_What is expected:_ Repeat exactly the lines between and including those that contain "Rebuild this diagram" and "minimum width=298, minimum". Output no other line.

_Supplied records:_
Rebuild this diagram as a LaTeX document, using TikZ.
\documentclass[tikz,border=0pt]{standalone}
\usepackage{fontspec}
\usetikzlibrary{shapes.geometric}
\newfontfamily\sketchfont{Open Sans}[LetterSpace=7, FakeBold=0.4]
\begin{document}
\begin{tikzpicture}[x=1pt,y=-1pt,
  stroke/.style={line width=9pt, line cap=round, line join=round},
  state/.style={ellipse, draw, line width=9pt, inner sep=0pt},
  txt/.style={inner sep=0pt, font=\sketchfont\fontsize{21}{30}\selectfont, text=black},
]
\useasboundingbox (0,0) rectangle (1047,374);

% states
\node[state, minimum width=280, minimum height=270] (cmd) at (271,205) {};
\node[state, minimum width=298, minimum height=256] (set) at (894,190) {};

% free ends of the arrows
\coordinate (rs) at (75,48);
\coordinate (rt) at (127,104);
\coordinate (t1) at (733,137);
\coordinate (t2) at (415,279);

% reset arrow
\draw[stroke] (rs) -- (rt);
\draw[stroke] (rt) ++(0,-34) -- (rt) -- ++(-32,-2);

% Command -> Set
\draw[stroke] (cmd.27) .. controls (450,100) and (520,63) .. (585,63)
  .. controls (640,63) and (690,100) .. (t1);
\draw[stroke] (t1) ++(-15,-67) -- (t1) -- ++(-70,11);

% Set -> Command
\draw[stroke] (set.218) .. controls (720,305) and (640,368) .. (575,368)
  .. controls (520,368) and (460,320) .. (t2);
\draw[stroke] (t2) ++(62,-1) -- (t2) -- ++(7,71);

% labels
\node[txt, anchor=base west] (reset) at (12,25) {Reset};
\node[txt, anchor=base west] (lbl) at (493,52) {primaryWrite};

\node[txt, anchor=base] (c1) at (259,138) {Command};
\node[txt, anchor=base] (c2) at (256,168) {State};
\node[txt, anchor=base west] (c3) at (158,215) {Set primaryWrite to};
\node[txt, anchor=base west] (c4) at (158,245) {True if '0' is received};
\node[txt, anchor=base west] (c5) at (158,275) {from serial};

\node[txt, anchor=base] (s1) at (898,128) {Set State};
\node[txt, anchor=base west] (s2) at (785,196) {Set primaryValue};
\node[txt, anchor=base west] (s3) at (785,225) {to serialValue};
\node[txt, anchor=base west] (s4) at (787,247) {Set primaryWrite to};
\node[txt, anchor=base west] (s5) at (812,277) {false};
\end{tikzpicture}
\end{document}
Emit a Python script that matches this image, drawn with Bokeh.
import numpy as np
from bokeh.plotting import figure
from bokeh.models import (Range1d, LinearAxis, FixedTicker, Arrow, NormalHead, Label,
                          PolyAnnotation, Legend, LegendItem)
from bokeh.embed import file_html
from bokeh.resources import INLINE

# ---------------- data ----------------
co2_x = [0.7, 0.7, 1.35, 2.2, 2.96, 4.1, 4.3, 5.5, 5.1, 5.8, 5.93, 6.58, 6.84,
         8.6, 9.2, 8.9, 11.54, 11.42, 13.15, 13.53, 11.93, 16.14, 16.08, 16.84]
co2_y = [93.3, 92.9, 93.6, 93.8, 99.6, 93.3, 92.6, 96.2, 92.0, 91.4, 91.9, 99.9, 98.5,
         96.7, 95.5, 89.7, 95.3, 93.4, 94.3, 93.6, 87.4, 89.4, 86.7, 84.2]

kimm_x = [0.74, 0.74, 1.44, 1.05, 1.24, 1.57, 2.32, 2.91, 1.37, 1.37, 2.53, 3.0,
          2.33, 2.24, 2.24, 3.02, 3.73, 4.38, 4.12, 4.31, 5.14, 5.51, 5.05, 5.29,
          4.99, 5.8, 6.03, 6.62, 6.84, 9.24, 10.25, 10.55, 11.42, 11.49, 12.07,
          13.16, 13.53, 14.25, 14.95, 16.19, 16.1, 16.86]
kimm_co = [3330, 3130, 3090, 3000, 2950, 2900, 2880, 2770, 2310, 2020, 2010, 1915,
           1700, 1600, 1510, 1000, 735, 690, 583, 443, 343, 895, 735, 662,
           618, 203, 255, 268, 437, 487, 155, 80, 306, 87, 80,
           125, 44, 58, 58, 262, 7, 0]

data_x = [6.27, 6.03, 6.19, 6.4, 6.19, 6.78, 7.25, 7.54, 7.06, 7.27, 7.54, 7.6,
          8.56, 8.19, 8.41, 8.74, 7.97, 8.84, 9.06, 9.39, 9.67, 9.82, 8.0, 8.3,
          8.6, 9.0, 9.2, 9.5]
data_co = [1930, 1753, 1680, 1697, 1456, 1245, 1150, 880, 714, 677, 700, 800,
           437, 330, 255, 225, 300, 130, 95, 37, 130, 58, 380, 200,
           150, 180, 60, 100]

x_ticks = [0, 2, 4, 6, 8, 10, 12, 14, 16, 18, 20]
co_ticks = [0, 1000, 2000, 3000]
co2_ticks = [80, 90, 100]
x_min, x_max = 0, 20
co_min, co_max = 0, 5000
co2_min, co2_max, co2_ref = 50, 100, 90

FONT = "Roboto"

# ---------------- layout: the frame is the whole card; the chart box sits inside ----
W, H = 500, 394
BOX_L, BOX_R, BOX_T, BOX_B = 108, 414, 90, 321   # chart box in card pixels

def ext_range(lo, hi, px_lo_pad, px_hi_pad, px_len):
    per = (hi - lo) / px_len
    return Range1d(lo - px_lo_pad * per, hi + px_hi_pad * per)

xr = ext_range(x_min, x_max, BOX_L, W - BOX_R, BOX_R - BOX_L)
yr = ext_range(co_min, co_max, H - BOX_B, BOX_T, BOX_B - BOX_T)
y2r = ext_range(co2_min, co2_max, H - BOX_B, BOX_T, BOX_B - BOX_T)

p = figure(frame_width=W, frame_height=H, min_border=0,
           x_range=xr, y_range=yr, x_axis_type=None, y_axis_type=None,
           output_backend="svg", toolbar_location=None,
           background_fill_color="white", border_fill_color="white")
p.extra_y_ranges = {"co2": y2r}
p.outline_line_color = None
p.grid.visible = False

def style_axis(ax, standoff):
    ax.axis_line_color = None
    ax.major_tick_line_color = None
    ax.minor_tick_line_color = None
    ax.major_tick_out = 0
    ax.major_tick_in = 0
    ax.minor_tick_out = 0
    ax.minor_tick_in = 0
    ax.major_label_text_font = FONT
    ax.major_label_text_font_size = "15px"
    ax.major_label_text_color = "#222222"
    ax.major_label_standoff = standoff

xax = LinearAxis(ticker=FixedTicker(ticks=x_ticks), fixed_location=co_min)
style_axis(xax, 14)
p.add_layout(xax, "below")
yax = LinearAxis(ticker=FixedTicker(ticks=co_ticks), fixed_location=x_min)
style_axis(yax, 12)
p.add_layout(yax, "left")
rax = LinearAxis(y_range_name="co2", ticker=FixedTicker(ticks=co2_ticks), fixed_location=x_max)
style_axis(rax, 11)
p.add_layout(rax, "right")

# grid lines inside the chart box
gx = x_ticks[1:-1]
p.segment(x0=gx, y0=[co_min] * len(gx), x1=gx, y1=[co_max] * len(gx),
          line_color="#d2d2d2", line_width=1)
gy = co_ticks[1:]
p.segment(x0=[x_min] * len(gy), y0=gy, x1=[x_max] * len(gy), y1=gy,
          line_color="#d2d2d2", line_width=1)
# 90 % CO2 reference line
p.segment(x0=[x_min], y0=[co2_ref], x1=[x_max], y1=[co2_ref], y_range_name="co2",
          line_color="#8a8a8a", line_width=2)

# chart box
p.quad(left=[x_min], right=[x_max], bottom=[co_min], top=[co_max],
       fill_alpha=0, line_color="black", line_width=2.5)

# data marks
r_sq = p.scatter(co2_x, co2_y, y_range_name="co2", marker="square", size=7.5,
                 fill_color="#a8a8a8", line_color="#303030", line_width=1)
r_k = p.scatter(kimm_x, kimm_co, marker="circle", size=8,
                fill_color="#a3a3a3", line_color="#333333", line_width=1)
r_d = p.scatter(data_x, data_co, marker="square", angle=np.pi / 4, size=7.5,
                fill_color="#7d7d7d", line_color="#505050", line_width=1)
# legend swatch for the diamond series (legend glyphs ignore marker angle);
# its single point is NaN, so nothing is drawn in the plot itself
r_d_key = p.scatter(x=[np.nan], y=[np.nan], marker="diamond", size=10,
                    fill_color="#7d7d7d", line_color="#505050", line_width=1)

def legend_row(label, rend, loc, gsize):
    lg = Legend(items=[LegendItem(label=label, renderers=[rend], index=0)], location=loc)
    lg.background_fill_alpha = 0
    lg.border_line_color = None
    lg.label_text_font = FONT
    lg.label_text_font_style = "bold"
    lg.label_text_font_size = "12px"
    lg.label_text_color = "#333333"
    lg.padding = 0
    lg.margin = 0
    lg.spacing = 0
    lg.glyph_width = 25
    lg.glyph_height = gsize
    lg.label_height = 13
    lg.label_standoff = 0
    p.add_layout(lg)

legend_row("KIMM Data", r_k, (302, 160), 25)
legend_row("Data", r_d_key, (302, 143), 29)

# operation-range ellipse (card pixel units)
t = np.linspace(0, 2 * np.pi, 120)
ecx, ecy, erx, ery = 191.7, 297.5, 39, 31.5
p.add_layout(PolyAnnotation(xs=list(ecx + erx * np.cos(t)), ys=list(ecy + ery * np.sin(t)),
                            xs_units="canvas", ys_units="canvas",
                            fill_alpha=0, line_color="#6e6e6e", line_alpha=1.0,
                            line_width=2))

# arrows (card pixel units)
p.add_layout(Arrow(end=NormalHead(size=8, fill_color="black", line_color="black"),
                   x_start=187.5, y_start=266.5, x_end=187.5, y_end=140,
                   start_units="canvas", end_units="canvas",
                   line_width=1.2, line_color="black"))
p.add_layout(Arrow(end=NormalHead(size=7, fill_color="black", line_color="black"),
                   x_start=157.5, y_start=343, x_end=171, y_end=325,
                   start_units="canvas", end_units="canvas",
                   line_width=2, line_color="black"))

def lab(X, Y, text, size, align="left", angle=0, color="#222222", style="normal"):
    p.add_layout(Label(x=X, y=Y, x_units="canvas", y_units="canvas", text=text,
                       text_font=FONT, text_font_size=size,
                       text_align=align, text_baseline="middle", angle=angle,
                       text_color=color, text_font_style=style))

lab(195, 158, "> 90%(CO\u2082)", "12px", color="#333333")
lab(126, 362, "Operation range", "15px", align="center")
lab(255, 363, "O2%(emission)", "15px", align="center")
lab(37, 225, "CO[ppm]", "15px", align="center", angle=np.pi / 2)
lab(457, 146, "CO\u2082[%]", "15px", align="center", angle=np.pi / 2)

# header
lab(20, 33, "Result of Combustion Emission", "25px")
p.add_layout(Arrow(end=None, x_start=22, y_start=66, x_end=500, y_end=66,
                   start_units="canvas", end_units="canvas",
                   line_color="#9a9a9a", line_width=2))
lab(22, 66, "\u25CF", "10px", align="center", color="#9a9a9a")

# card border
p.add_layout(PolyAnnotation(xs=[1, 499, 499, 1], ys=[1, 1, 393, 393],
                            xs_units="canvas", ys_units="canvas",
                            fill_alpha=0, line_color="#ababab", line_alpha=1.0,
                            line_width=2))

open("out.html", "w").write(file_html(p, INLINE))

==

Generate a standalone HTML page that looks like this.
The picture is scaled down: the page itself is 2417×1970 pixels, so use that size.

_Completed task:_
Rebuild this diagram as a LaTeX document, using TikZ.
\documentclass[tikz,border=0pt]{standalone}
\usepackage{fontspec}
\usetikzlibrary{shapes.geometric}
\newfontfamily\sketchfont{Open Sans}[LetterSpace=7, FakeBold=0.4]
\begin{document}
\begin{tikzpicture}[x=1pt,y=-1pt,
  stroke/.style={line width=9pt, line cap=round, line join=round},
  state/.style={ellipse, draw, line width=9pt, inner sep=0pt},
  txt/.style={inner sep=0pt, font=\sketchfont\fontsize{21}{30}\selectfont, text=black},
]
\useasboundingbox (0,0) rectangle (1047,374);

% states
\node[state, minimum width=280, minimum height=270] (cmd) at (271,205) {};
\node[state, minimum width=298, minimum height=256] (set) at (894,190) {};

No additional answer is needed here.